Da viele Porno-Anbieter*innen sich nicht an die Gesetzeslage halten, haben die Kommission für Jugendmedienschutz (KJM) und die Landesanstalt für Medien NRW (LFM NRW) eine Reihe von Verfahren gegen vier große Anbieter*innen angestrengt. Ziel: Die Seiten halten sich an deutsche Gesetze und schützen Kinder und Jugendliche durch eine wirksame Altersprüfung vor gefährdenden Inhalten.

Nachweise:
(1) Thorsten Quandt & Jens Vogelgesang, „Jugend, Internet und Pornografie: Eine repräsentative Befragungsstudie zu individuellen und sozialen Kontexten der Nutzung sexuell expliziter Inhalte im Jugendalter“, in: Patrick Rössler/Constanze Rossmann (Hrsg.): „Kumulierte Evidenzen. Replikationsstudien in der empirischen Kommunikationsforschung“, Springer VS 2018: 91-118.

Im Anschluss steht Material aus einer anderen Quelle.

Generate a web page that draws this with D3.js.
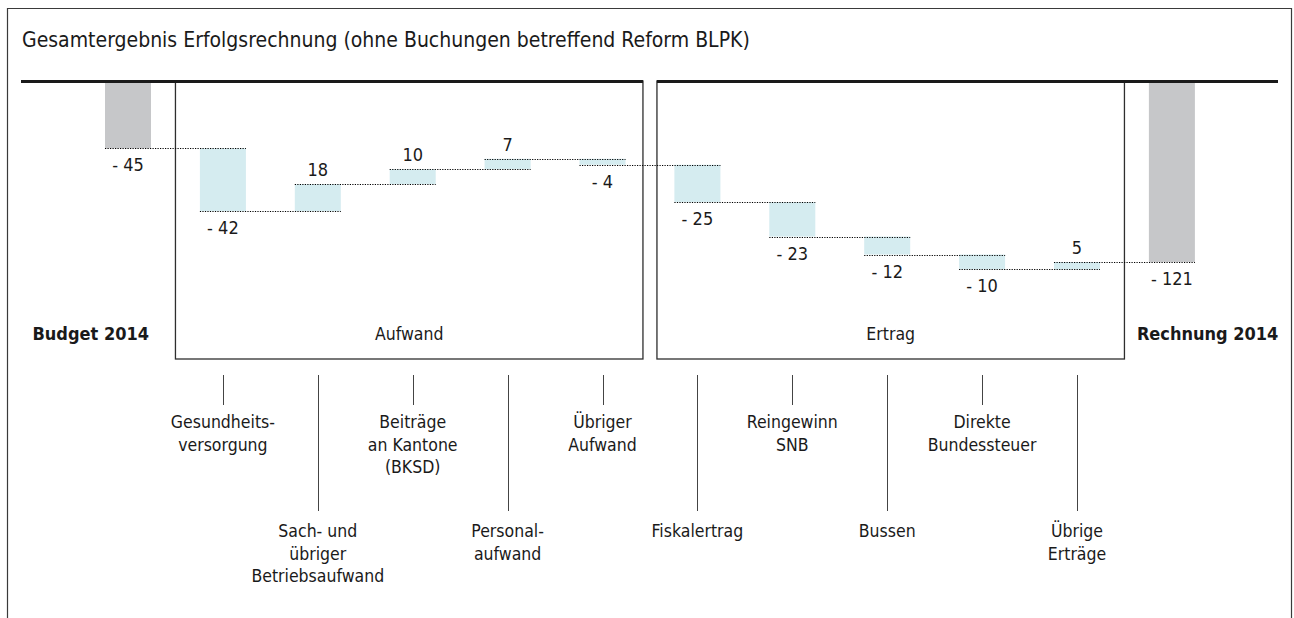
<!DOCTYPE html>
<html>
<head>
<meta charset="utf-8">
<script src="https://cdn.jsdelivr.net/npm/d3@7"></script>
<style>
  html, body { margin: 0; padding: 0; background: #fff; }
  svg { display: block; }
  text { font-family: "Liberation Sans Narrow", "DejaVu Sans Condensed", "Open Sans", sans-serif; fill: #1a1a1a; }
</style>
</head>
<body>
<svg id="chart" width="1294" height="618"></svg>
<script>
const title = "Gesamtergebnis Erfolgsrechnung (ohne Buchungen betreffend Reform BLPK)";
const categories = ["Budget 2014", "Gesundheitsversorgung", "Sach- und übriger Betriebsaufwand",
  "Beiträge an Kantone (BKSD)", "Personalaufwand", "Übriger Aufwand", "Fiskalertrag",
  "Reingewinn SNB", "Bussen", "Direkte Bundessteuer", "Übrige Erträge", "Rechnung 2014"];
const values = [-45, -42, 18, 10, 7, -4, -25, -23, -12, -10, 5, -121];
const totalFlags = [true, false, false, false, false, false, false, false, false, false, false, true];
const categoryLines = [
  null,
  ["Gesundheits-", "versorgung"],
  ["Sach- und", "übriger", "Betriebsaufwand"],
  ["Beiträge", "an Kantone", "(BKSD)"],
  ["Personal-", "aufwand"],
  ["Übriger", "Aufwand"],
  ["Fiskalertrag"],
  ["Reingewinn", "SNB"],
  ["Bussen"],
  ["Direkte", "Bundessteuer"],
  ["Übrige", "Erträge"],
  null
];
const groupNames = ["Aufwand", "Ertrag"];
const groupRanges = [[1, 5], [6, 10]];

const svg = d3.select("#chart");

// frame
svg.append("path")
  .attr("d", "M7.5,618 L7.5,8.5 L1291.5,8.5 L1291.5,618")
  .attr("fill", "none").attr("stroke", "#3a3a3a").attr("stroke-width", 1.2);

svg.append("text").attr("x", 22).attr("y", 47)
  .attr("font-size", 21).text(title);

const x = d3.scaleBand().domain(categories)
  .range([105, 1194.9]).paddingInner(0.5152).paddingOuter(0);
const bw = x.bandwidth();
const y = d3.scaleLinear().domain([0, -121]).range([81, 262]);

// compute waterfall segments
let cum = 0;
const segs = values.map((v, i) => {
  let s, e;
  if (totalFlags[i]) { s = 0; e = v; cum = v; }
  else { s = cum; e = cum + v; cum = e; }
  return { cat: categories[i], v, s, e, total: totalFlags[i], i };
});

const cx = i => x(categories[i]) + bw / 2;

// group boxes
groupRanges.forEach((r, gi) => {
  const mL = (x(categories[r[0] - 1]) + bw + x(categories[r[0]])) / 2;
  const mR = (x(categories[r[1]]) + bw + x(categories[r[1] + 1])) / 2;
  const left = gi === 0 ? mL : mL + 7;
  const right = gi === 0 ? mR - 7 : mR;
  svg.append("rect").attr("x", left).attr("y", 81).attr("width", right - left).attr("height", 278)
    .attr("fill", "none").attr("stroke", "#2e2e2e").attr("stroke-width", 1.3);
  svg.append("text").attr("x", (left + right) / 2).attr("y", 340)
    .attr("text-anchor", "middle").attr("font-size", 17.5).text(groupNames[gi]);
});

// bars
svg.selectAll("rect.bar").data(segs).enter().append("rect")
  .attr("class", "bar")
  .attr("x", d => x(d.cat))
  .attr("width", bw)
  .attr("y", d => Math.min(y(d.s), y(d.e)))
  .attr("height", d => Math.abs(y(d.s) - y(d.e)))
  .attr("fill", d => d.total ? "#c6c7c9" : "#d5ecf0");

// axis line (split at gap between boxes)
const gapMid = (x(categories[5]) + bw + x(categories[6])) / 2;
svg.append("line").attr("x1", 21).attr("x2", gapMid - 7).attr("y1", 81.5).attr("y2", 81.5)
  .attr("stroke", "#1a1a1a").attr("stroke-width", 3);
svg.append("line").attr("x1", gapMid + 7).attr("x2", 1278).attr("y1", 81.5).attr("y2", 81.5)
  .attr("stroke", "#1a1a1a").attr("stroke-width", 3);

// dotted connectors
segs.slice(0, -1).forEach((d, i) => {
  svg.append("line")
    .attr("x1", x(d.cat)).attr("x2", x(categories[i + 1]) + bw)
    .attr("y1", Math.round(y(d.e)) + 0.5).attr("y2", Math.round(y(d.e)) + 0.5)
    .attr("stroke", "#000").attr("stroke-width", 1.2).attr("stroke-dasharray", "1.2,1.3");
});

// value labels
const fmt = v => v < 0 ? "- " + Math.abs(v) : String(v);
svg.selectAll("text.val").data(segs).enter().append("text")
  .attr("class", "val")
  .attr("x", d => cx(d.i))
  .attr("y", d => d.v < 0 ? y(d.e) + 23 : y(d.e) - 8)
  .attr("text-anchor", "middle").attr("font-size", 18)
  .text(d => fmt(d.v));

// total labels
svg.append("text").attr("x", x(categories[0]) + bw - 2).attr("y", 340)
  .attr("text-anchor", "end").attr("font-size", 18).attr("font-weight", "bold").text(categories[0]);
svg.append("text").attr("x", x(categories[11]) - 12).attr("y", 340)
  .attr("text-anchor", "start").attr("font-size", 18).attr("font-weight", "bold").text(categories[11]);

// leader lines and category labels
categoryLines.forEach((lines, i) => {
  if (!lines) return;
  const long = i % 2 === 0;
  const x0 = Math.round(cx(i)) + 0.5;
  svg.append("line").attr("x1", x0).attr("x2", x0).attr("y1", 375).attr("y2", long ? 511 : 405)
    .attr("stroke", "#444").attr("stroke-width", 1);
  const t = svg.append("text").attr("text-anchor", "middle").attr("font-size", 17.5);
  const base = long ? 537 : 428;
  lines.forEach((ln, k) => {
    t.append("tspan").attr("x", cx(i)).attr("y", base + k * 22.5).text(ln);
  });
});
</script>
</body>
</html>
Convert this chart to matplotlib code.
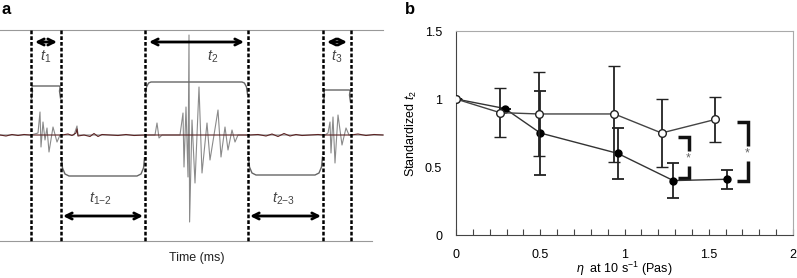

(2) Medienpädagogischer Forschungsverbund Südwest, c/o Landesanstalt für Kommunikation (LFK), „KIM-Studie 2020: Kinder, Internet, Medien – Basisuntersuchung zur Mediennutzung 6- bis 13-Jähriger“
(3) Stanley N, Barter C, Wood M, Aghtaie, N, Larkins C, Lanau A, Överlien C (2016) Pornography, Sexual Coercion and Abuse and Sexting in Young People’s Intimate Relationships: A European Study. Journal of Interpersonal Violence 1-26.
(4) Ana J. Bridges et al., “Aggression and Sexual Behavior in Best-Selling Pornography Videos: A Content Analysis Update”, Violence against Women 16, no. 10 (2010): 1065-1085.
(5) Owens, Eric W., et al. “The Impact of Internet Pornography on Adolescents: A Review of the Research.” Sexual Addiction & Compulsivity 19 (2012): 1-24.

Die Kommission für Jugendmedienschutz ist ein Organ der Landesmedienanstalten und ein Expertengremium aus Vertreter *innen von Bund, Ländern und Landesmedienanstalten. In Deutschland ist die KJM die zentrale Aufsichtsstelle für den Jugendschutz im privaten Rundfunk und Internet.